Long ago, my wife Shannon and I lived in Houston, Texas. It was where we bought our first home. It is where our daughter was born. We have many good memories from our days in the land of bluebonnets.
There is one memory that is not so good. A cold front fell far south. Freezing temperatures gripped the land just like last week. I remember that helpless feeling. We knew it was coming three days out, but there was very little we could do. That area does not expect hard freezes.
Most Houston homes are built on a flat concrete slab. The water lines enter the house through outside walls and are run entirely through the attic above the insulation. Even though I had insulated the outdoor water line, I remember the sinking feeling when the water “went away.” There was no indication anything was wrong (other than nothing coming out of the open faucet!)
It would take 24 to 36 hrs after the warmth returned. I finally heard spraying water “from above” inside the house. As broken, frozen pipes thawed, the water finally flowed, but in places you normally don’t see water flowing. It flowed from the ceiling. It flowed down the walls. It was a mess.
I remembered that feeling as I watched the news this last week. I wondered if the same pipes we fixed over 30 years ago broke in the same places again. I wondered if neighbors were going house to house with buckets of water again. And I prayed for all the people enduring something that was “not expected.”

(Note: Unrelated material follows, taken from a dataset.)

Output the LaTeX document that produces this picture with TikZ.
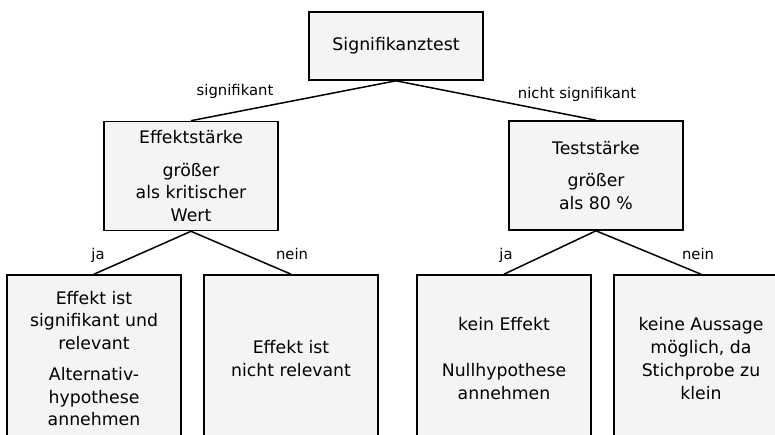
\documentclass[tikz,border=0pt]{standalone}
\usepackage{fontspec}
\setmainfont{DejaVu Sans}
\begin{document}
\begin{tikzpicture}[x=1pt,y=-1pt,
  box/.style={draw=black, line width=1.6pt, fill=boxgray, rectangle, align=center,
    minimum width=174pt, inner sep=0pt, font=\fontsize{17.3}{22.7}\selectfont},
  lab/.style={font=\fontsize{14.8}{18}\selectfont, inner sep=0pt, anchor=base},
  conn/.style={line width=1.5pt, black}]
\definecolor{boxgray}{HTML}{F4F4F4}
\useasboundingbox (0,0) rectangle (775,434);
\clip (0,0) rectangle (775,434);
\node[box, minimum height=68pt] (top) at (396,46) {Signifikanztest};
\node[box, minimum height=109pt] (eff) at (191,176) {Effektstärke\\[10pt]größer\\als kritischer\\Wert};
\node[box, minimum height=109pt] (test) at (596,175.5) {Teststärke\\[10pt]größer\\als 80 \%};
\node[box, minimum height=167pt] (b1) at (94,358.5) {Effekt ist\\signifikant und\\relevant\\[8pt]Alternativ-\\hypothese\\annehmen};
\node[box, minimum height=167pt] (b2) at (291,358.5) {Effekt ist\\nicht relevant};
\node[box, minimum height=167pt] (b3) at (504,358.5) {kein Effekt\\[24pt]Nullhypothese\\annehmen};
\node[box, minimum height=167pt] (b4) at (701,358.5) {keine Aussage\\möglich, da\\Stichprobe zu\\klein};
\draw[conn] (top.south) -- (eff.north);
\draw[conn] (top.south) -- (test.north);
\draw[conn] (eff.south) -- (b1.north);
\draw[conn] (eff.south) -- (b2.north);
\draw[conn] (test.south) -- (b3.north);
\draw[conn] (test.south) -- (b4.north);
\node[lab] (l1) at (235,95) {signifikant};
\node[lab] (l2) at (577,98) {nicht signifikant};
\node[lab] (l3) at (98,259) {ja};
\node[lab] (l4) at (292,259) {nein};
\node[lab] (l5) at (506,259) {ja};
\node[lab] (l6) at (698,259) {nein};
\end{tikzpicture}
\end{document}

Our lives have become an exercise of living in the unexpected. We want things to stay predictable, but they just don’t. Well, there is one thing that is predictable. God renews repentant hearts. Don’t let Lent run past you this year. Let us all come to the cross renewed at the end of March (our Lenten Sermon Series is “ReNEWed!”) May the spiritual fountain of God’s grace be an unstoppable flow out of our hearts INTO our homes, our lives, and our world.
And instead of making a mess, may it clean up a few (in us)…that’s Lent!